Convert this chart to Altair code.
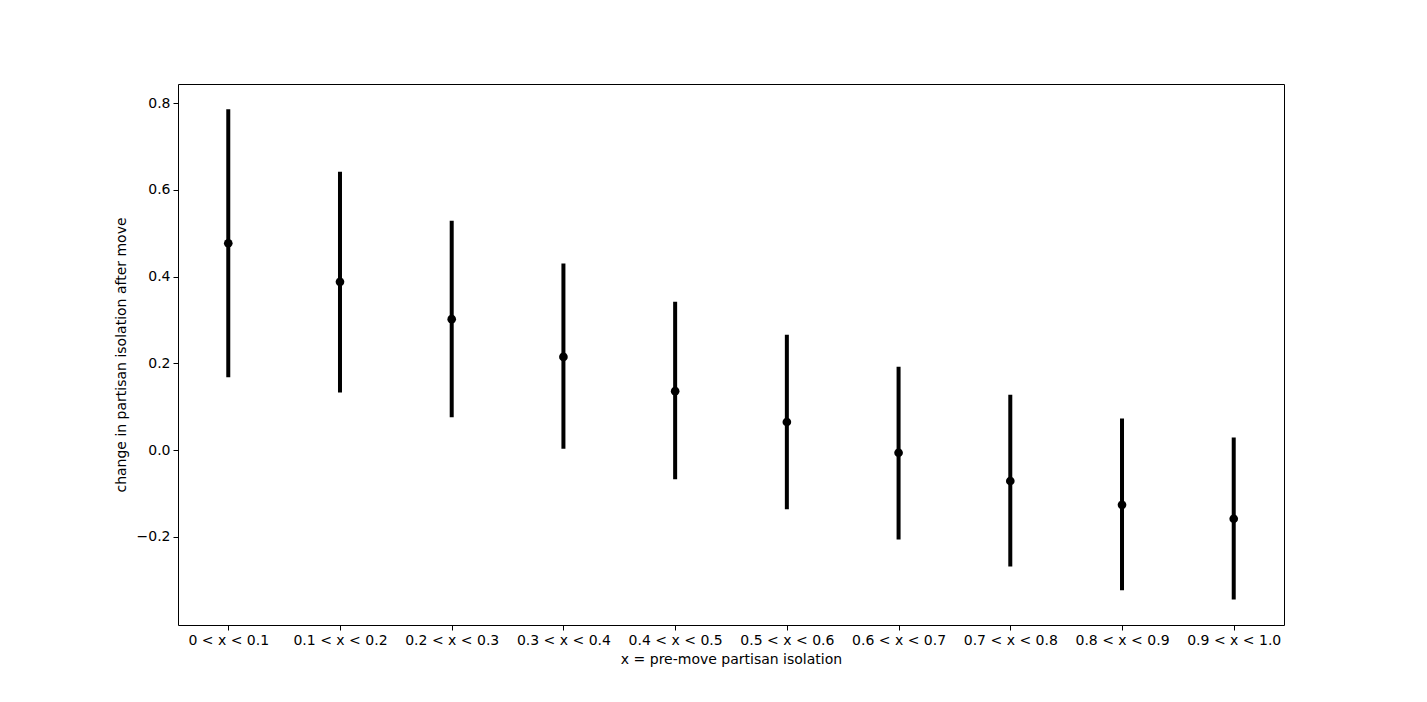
import altair as alt
import pandas as pd

categories = ["0 < x < 0.1", "0.1 < x < 0.2", "0.2 < x < 0.3", "0.3 < x < 0.4",
              "0.4 < x < 0.5", "0.5 < x < 0.6", "0.6 < x < 0.7", "0.7 < x < 0.8",
              "0.8 < x < 0.9", "0.9 < x < 1.0"]
means = [0.477, 0.388, 0.302, 0.215, 0.136, 0.065, -0.006, -0.071, -0.126, -0.158]
lower = [0.168, 0.133, 0.076, 0.003, -0.067, -0.136, -0.206, -0.268, -0.323, -0.344]
upper = [0.786, 0.642, 0.529, 0.430, 0.342, 0.266, 0.192, 0.128, 0.073, 0.029]

df = pd.DataFrame({"cat": categories, "mean": means, "lo": lower, "hi": upper})

FONT = "DejaVu Sans"
FS = 14

x_enc = alt.X("cat:N", sort=categories,
              scale=alt.Scale(type="point", padding=0.45),
              axis=alt.Axis(title="x = pre-move partisan isolation", labelAngle=0,
                            domain=False, tickColor="black", tickSize=5,
                            labelPadding=3, titlePadding=5, labelColor="black",
                            titleColor="black", labelFontSize=FS, titleFontSize=FS,
                            labelFont=FONT, titleFont=FONT, titleFontWeight="normal",
                            grid=False))
y_scale = alt.Scale(domain=[-0.403, 0.844], nice=False, zero=False)

rules = alt.Chart(df).mark_rule(color="black", strokeWidth=4).encode(
    x=x_enc,
    y=alt.Y("lo:Q", scale=y_scale,
            axis=alt.Axis(title="change in partisan isolation after move",
                          values=[-0.2, 0.0, 0.2, 0.4, 0.6, 0.8],
                          labelExpr="replace(format(datum.value, '.1f'), '-', '\u2212')",
                          domain=False, tickColor="black", tickSize=5,
                          labelPadding=3, titlePadding=8, labelColor="black",
                          titleColor="black", labelFontSize=FS, titleFontSize=FS,
                          labelFont=FONT, titleFont=FONT, titleFontWeight="normal",
                          grid=False)),
    y2="hi:Q",
)

points = alt.Chart(df).mark_point(filled=True, color="black", opacity=1, size=75).encode(
    x=x_enc,
    y=alt.Y("mean:Q", scale=y_scale),
)

chart = alt.layer(rules, points).properties(
    width=1106, height=541,
    autosize=alt.AutoSizeParams(type="none"),
    padding={"left": 178, "top": 84, "right": 143, "bottom": 77},
).configure(
    background="white",
    view=alt.ViewConfig(stroke="black", strokeWidth=1, strokeOpacity=1),
)

chart.save("out.html", embed_options={"renderer": "svg", "actions": False})
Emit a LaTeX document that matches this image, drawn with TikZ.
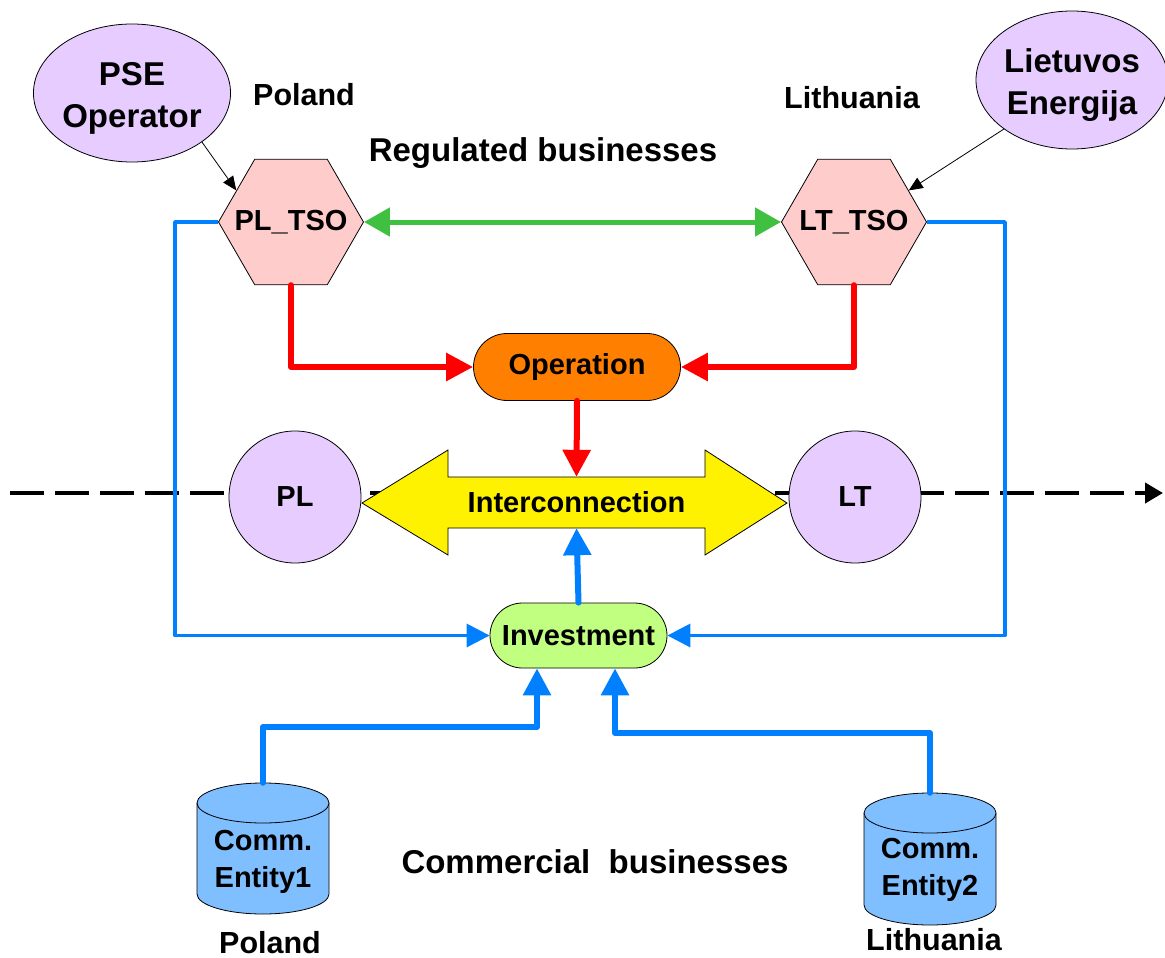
\documentclass[tikz,border=0pt]{standalone}
\usepackage{fontspec}
\setmainfont{Liberation Sans}
\usetikzlibrary{shapes.geometric,shapes.misc,arrows.meta}
\definecolor{lav}{HTML}{E6CCFF}
\definecolor{hexpink}{HTML}{FFCCCC}
\definecolor{opor}{HTML}{FF8000}
\definecolor{invgr}{HTML}{C0FF80}
\definecolor{bl}{HTML}{0080FF}
\definecolor{cyl}{HTML}{80BFFF}
\definecolor{gr}{HTML}{40C040}
\definecolor{rd}{HTML}{FF0000}
\newcommand\myBig{\fontsize{33}{42}\selectfont\bfseries}
\newcommand\myMid{\fontsize{30.5}{36}\selectfont\bfseries}
\newcommand\myNode{\fontsize{29}{37}\selectfont\bfseries}
\newcommand\myStack[2]{\raisebox{#1}[\height][\depth]{\begin{tabular}{@{}c@{}}#2\end{tabular}}}
\begin{document}
\begin{tikzpicture}[x=1pt,y=-1pt,
  txt/.style={inner sep=0pt, align=center},
  ell/.style={ellipse, draw, fill=lav, line width=0.8pt, inner sep=0pt, minimum width=192pt, minimum height=138pt, font=\myBig},
  circ/.style={ellipse, draw, fill=lav, line width=0.8pt, inner sep=0pt, minimum width=132pt, minimum height=132pt, font=\myNode},
  hexa/.style={regular polygon, regular polygon sides=6, draw, fill=hexpink, line width=0.8pt, minimum size=145pt, inner sep=0pt, font=\myNode},
  pill/.style={rounded rectangle, draw, line width=0.8pt, inner sep=0pt, font=\myNode},
  thinarr/.style={line width=0.8pt, -{Triangle[length=14pt,width=12pt]}},
  redarr/.style={rd, line width=6pt, line join=round, line cap=round, -{Triangle[length=27pt,width=27pt]}},
  bluethin/.style={bl, line width=3.5pt, line join=round, -{Triangle[length=23pt,width=23pt]}},
  bluethick/.style={bl, line width=6pt, line join=round, line cap=round, -{Triangle[length=27pt,width=27pt]}},
  greenarr/.style={gr, line width=5pt, {Triangle[length=26pt,width=28pt]}-{Triangle[length=26pt,width=28pt]}},
  dashline/.style={line width=4pt, dash pattern=on 34pt off 11pt, -{Triangle[length=18pt,width=20pt]}}
]
\useasboundingbox (0,0) rectangle (1165,958);

% dashed border line (behind)
\coordinate (dl) at (10,493);
\coordinate (dr) at (1163,493);
\draw[dashline] (dl) -- (dr);

% top nodes
\node[ell] (pse) at (132,93) {\myStack{-5pt}{PSE\\Operator}};
\node[ell] (lie) at (1072,80) {\myStack{-5pt}{Lietuvos\\Energija}};
\node[txt, font=\myMid] (polT) at (304,95) {Poland};
\node[txt, font=\myMid] (litT) at (852,98) {Lithuania};
\node[txt, font=\myBig] (reg) at (543,153) {Regulated businesses};

\node[hexa] (pltso) at (291,222) {\makebox[0pt]{PL\_TSO}};
\node[hexa] (lttso) at (854,222) {\makebox[0pt]{LT\_TSO}};

\node[pill, fill=opor, minimum width=207pt, minimum height=67pt] (op) at (577,367) {Operation};

% interconnection double arrow
\draw[fill=yellow, line width=0.8pt, line join=miter] (362,503) -- (448,450) -- (448,477) -- (705,477) -- (705,450) -- (787,503) -- (705,555) -- (705,528) -- (448,528) -- (448,555) -- cycle;
\node[txt, minimum width=257pt, minimum height=51pt, font=\myNode] (ic) at (576.5,502.5) {Interconnection};

\node[circ] (pl) at (295,497) {PL};
\node[circ] (lt) at (855,497) {LT};

\node[pill, fill=invgr, minimum width=177pt, minimum height=65pt] (inv) at (578.5,635.5) {Investment};

% cylinders
\fill[cyl] (197,803) -- (197,894) arc (180:0:66 and 20) -- (329,803) -- cycle;
\draw[line width=0.8pt] (197,803) -- (197,894) arc (180:0:66 and 20) -- (329,803);
\draw[line width=0.8pt, fill=cyl] (263,803) ellipse (66 and 20);
\node[txt, minimum width=132pt, minimum height=131pt] (ce1) at (263,848.5) {};
\node[txt, font=\myNode] (ce1t) at (263,862) {Comm.\\Entity1};

\fill[cyl] (864,813) -- (864,905) arc (180:0:66 and 20) -- (996,813) -- cycle;
\draw[line width=0.8pt] (864,813) -- (864,905) arc (180:0:66 and 20) -- (996,813);
\draw[line width=0.8pt, fill=cyl] (930,813) ellipse (66 and 20);
\node[txt, minimum width=132pt, minimum height=132pt] (ce2) at (930,859) {};
\node[txt, font=\myNode] (ce2t) at (930,870) {Comm.\\Entity2};

\node[txt, font=\myBig] (com) at (595,862) {Commercial\ \ businesses};
\node[txt, font=\myMid] (polB) at (270,943) {Poland};
\node[txt, font=\myMid] (litB) at (934,940) {Lithuania};

% connectors
\draw[thinarr] (pse.south east) -- (pltso.150);
\draw[thinarr] (lie.south west) -- (lttso.30);
\draw[greenarr] (pltso.east) -- (lttso.west);
\draw[redarr] (pltso.south) |- (op.west);
\draw[redarr] (lttso.south) |- (op.east);
\draw[redarr] (op.south) -- (ic.north);
\draw[bluethick] (inv.north) -- (ic.south);

\coordinate (blL) at (175,400);
\coordinate (blR) at (1005,400);
\draw[bluethin] (pltso.west) -| (blL) |- (inv.west);
\draw[bluethin] (lttso.east) -| (blR) |- (inv.east);

\coordinate (k1) at (537,727);
\coordinate (k2) at (615,733);
\draw[bluethick] (ce1.north) |- (k1) -- (k1 |- inv.south);
\draw[bluethick] (ce2.north) |- (k2) -- (k2 |- inv.south);
\end{tikzpicture}
\end{document}
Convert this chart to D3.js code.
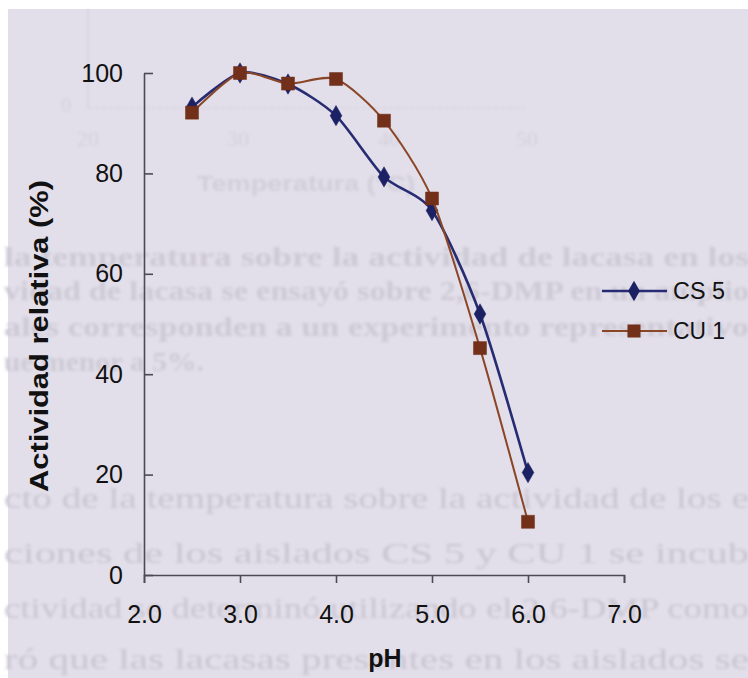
◆ ◆ ◆ ◆
_STATED EXERCISE_
From the first line above down to the line with "import pandas as pd", reproduce every line and no others, omitting pictures.

_RESULT OF THE EXERCISE_
Convert this chart to Altair code.
import altair as alt
import pandas as pd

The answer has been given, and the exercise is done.